-- Set problem --
Your task is to give the listing below back word for word, pictures excluded.

-- Supplied information --
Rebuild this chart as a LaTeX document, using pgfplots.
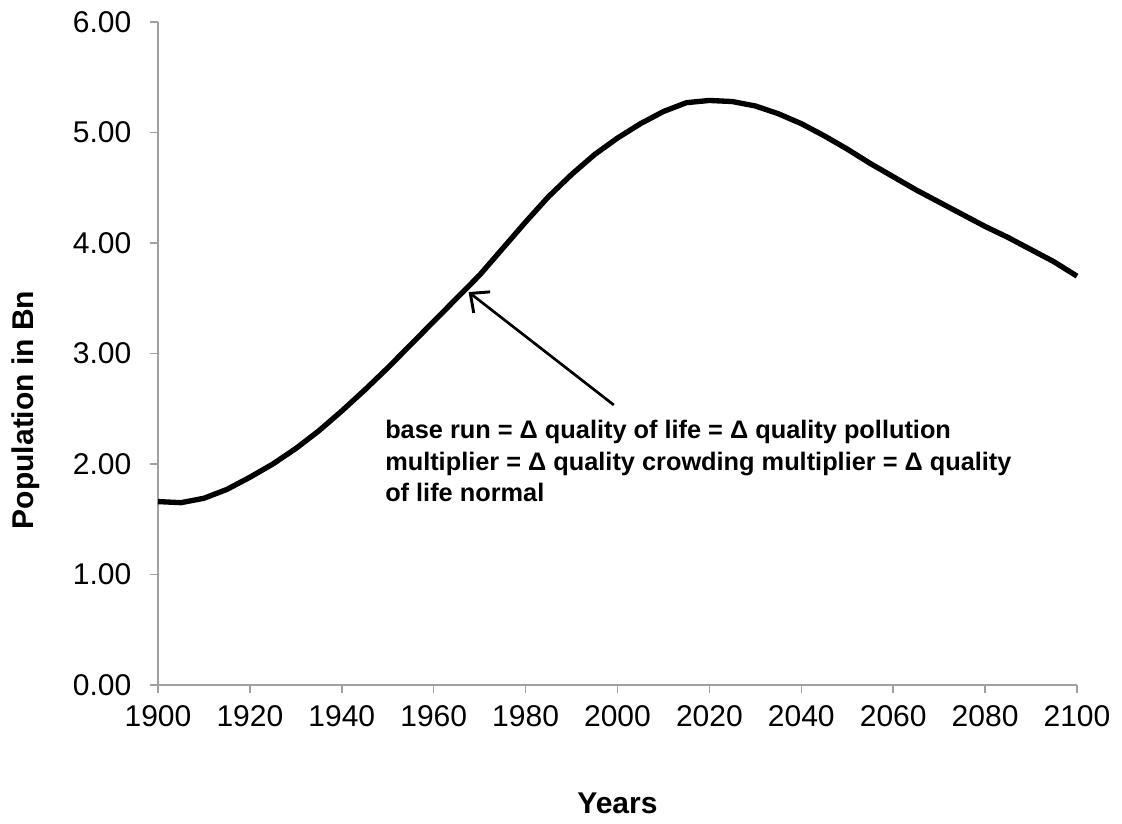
\documentclass[border=0pt]{standalone}
\usepackage{pgfplots}
\pgfplotsset{compat=1.18}
\usetikzlibrary{arrows.meta}
\usepackage{fontspec}
\setmainfont{Liberation Sans}
\definecolor{axgray}{RGB}{160,160,160}
\pgfplotstableread{
year pop
1900 1.66
1905 1.65
1910 1.69
1915 1.77
1920 1.88
1925 2.00
1930 2.14
1935 2.30
1940 2.48
1945 2.67
1950 2.87
1955 3.08
1960 3.29
1965 3.50
1970 3.71
1975 3.95
1980 4.19
1985 4.42
1990 4.62
1995 4.80
2000 4.95
2005 5.08
2010 5.19
2015 5.27
2020 5.29
2025 5.28
2030 5.24
2035 5.17
2040 5.08
2045 4.97
2050 4.85
2055 4.72
2060 4.60
2065 4.48
2070 4.37
2075 4.26
2080 4.15
2085 4.05
2090 3.94
2095 3.83
2100 3.70
}\popdata
\begin{document}
\begin{tikzpicture}
\path[use as bounding box] (-118.5pt,-104.25pt) rectangle (723pt,513.75pt);
\begin{axis}[
  at={(0,0)}, anchor=origin,
  scale only axis,
  width=689.25pt, height=497.25pt,
  xmin=1900, xmax=2100, ymin=0, ymax=6,
  xtick={1900,1920,...,2100},
  ytick={0,1,...,6},
  axis x line=bottom, axis y line=left,
  axis line style={axgray, line width=1.2pt, -},
  tick style={axgray, line width=1.2pt},
  tick align=outside,
  major tick length=6pt,
  x tick label style={/pgf/number format/1000 sep={}, font=\fontsize{22.5}{27}\selectfont, yshift=-6pt},
  y tick label style={/pgf/number format/.cd, fixed, fixed zerofill, precision=2, /tikz/.cd, font=\fontsize{22.5}{27}\selectfont, xshift=-10.5pt},
  /pgf/number format/assume math mode=true,
  xlabel={\textbf{Years}},
  ylabel={\textbf{Population in Bn}},
  xlabel style={font=\fontsize{22.5}{27}\selectfont, at={(axis description cs:0.5,-0.178)}, anchor=center},
  ylabel style={font=\fontsize{22.5}{27}\selectfont, at={(axis description cs:-0.1436,0.415)}, anchor=center},
  clip=false,
]
\addplot[black, line width=4pt, line join=round] table[x=year, y=pop] {\popdata};
\draw[black, line width=2pt, -{Straight Barb[length=11pt, width=20pt, line width=2.2pt]}] (axis cs:1999.2,2.534) -- (axis cs:1967.6,3.556);
\node[anchor=north west, inner sep=0pt, align=left, font=\fontsize{19}{23.7}\selectfont\bfseries] at (axis cs:1949.4,2.40)
  {base run = Δ quality of life = Δ quality pollution\\
   multiplier = Δ quality crowding multiplier = Δ quality\\
   of life normal};
\end{axis}
\end{tikzpicture}
\end{document}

-- Result below --
Rebuild this chart as a LaTeX document, using pgfplots.
\documentclass[border=0pt]{standalone}
\usepackage{pgfplots}
\pgfplotsset{compat=1.18}
\usetikzlibrary{arrows.meta}
\usepackage{fontspec}
\setmainfont{Liberation Sans}
\definecolor{axgray}{RGB}{160,160,160}
\pgfplotstableread{
year pop
1900 1.66
1905 1.65
1910 1.69
1915 1.77
1920 1.88
1925 2.00
1930 2.14
1935 2.30
1940 2.48
1945 2.67
1950 2.87
1955 3.08
1960 3.29
1965 3.50
1970 3.71
1975 3.95
1980 4.19
1985 4.42
1990 4.62
1995 4.80
2000 4.95
2005 5.08
2010 5.19
2015 5.27
2020 5.29
2025 5.28
2030 5.24
2035 5.17
2040 5.08
2045 4.97
2050 4.85
2055 4.72
2060 4.60
2065 4.48
2070 4.37
2075 4.26
2080 4.15
2085 4.05
2090 3.94
2095 3.83
2100 3.70
}\popdata
\begin{document}
\begin{tikzpicture}
\path[use as bounding box] (-118.5pt,-104.25pt) rectangle (723pt,513.75pt);
\begin{axis}[
  at={(0,0)}, anchor=origin,
  scale only axis,
  width=689.25pt, height=497.25pt,
  xmin=1900, xmax=2100, ymin=0, ymax=6,
  xtick={1900,1920,...,2100},
  ytick={0,1,...,6},
  axis x line=bottom, axis y line=left,
  axis line style={axgray, line width=1.2pt, -},
  tick style={axgray, line width=1.2pt},
  tick align=outside,
  major tick length=6pt,
  x tick label style={/pgf/number format/1000 sep={}, font=\fontsize{22.5}{27}\selectfont, yshift=-6pt},
  y tick label style={/pgf/number format/.cd, fixed, fixed zerofill, precision=2, /tikz/.cd, font=\fontsize{22.5}{27}\selectfont, xshift=-10.5pt},
  /pgf/number format/assume math mode=true,
  xlabel={\textbf{Years}},
  ylabel={\textbf{Population in Bn}},
  xlabel style={font=\fontsize{22.5}{27}\selectfont, at={(axis description cs:0.5,-0.178)}, anchor=center},
  ylabel style={font=\fontsize{22.5}{27}\selectfont, at={(axis description cs:-0.1436,0.415)}, anchor=center},
  clip=false,
]
\addplot[black, line width=4pt, line join=round] table[x=year, y=pop] {\popdata};
\draw[black, line width=2pt, -{Straight Barb[length=11pt, width=20pt, line width=2.2pt]}] (axis cs:1999.2,2.534) -- (axis cs:1967.6,3.556);
\node[anchor=north west, inner sep=0pt, align=left, font=\fontsize{19}{23.7}\selectfont\bfseries] at (axis cs:1949.4,2.40)
  {base run = Δ quality of life = Δ quality pollution\\
   multiplier = Δ quality crowding multiplier = Δ quality\\
   of life normal};
\end{axis}
\end{tikzpicture}
\end{document}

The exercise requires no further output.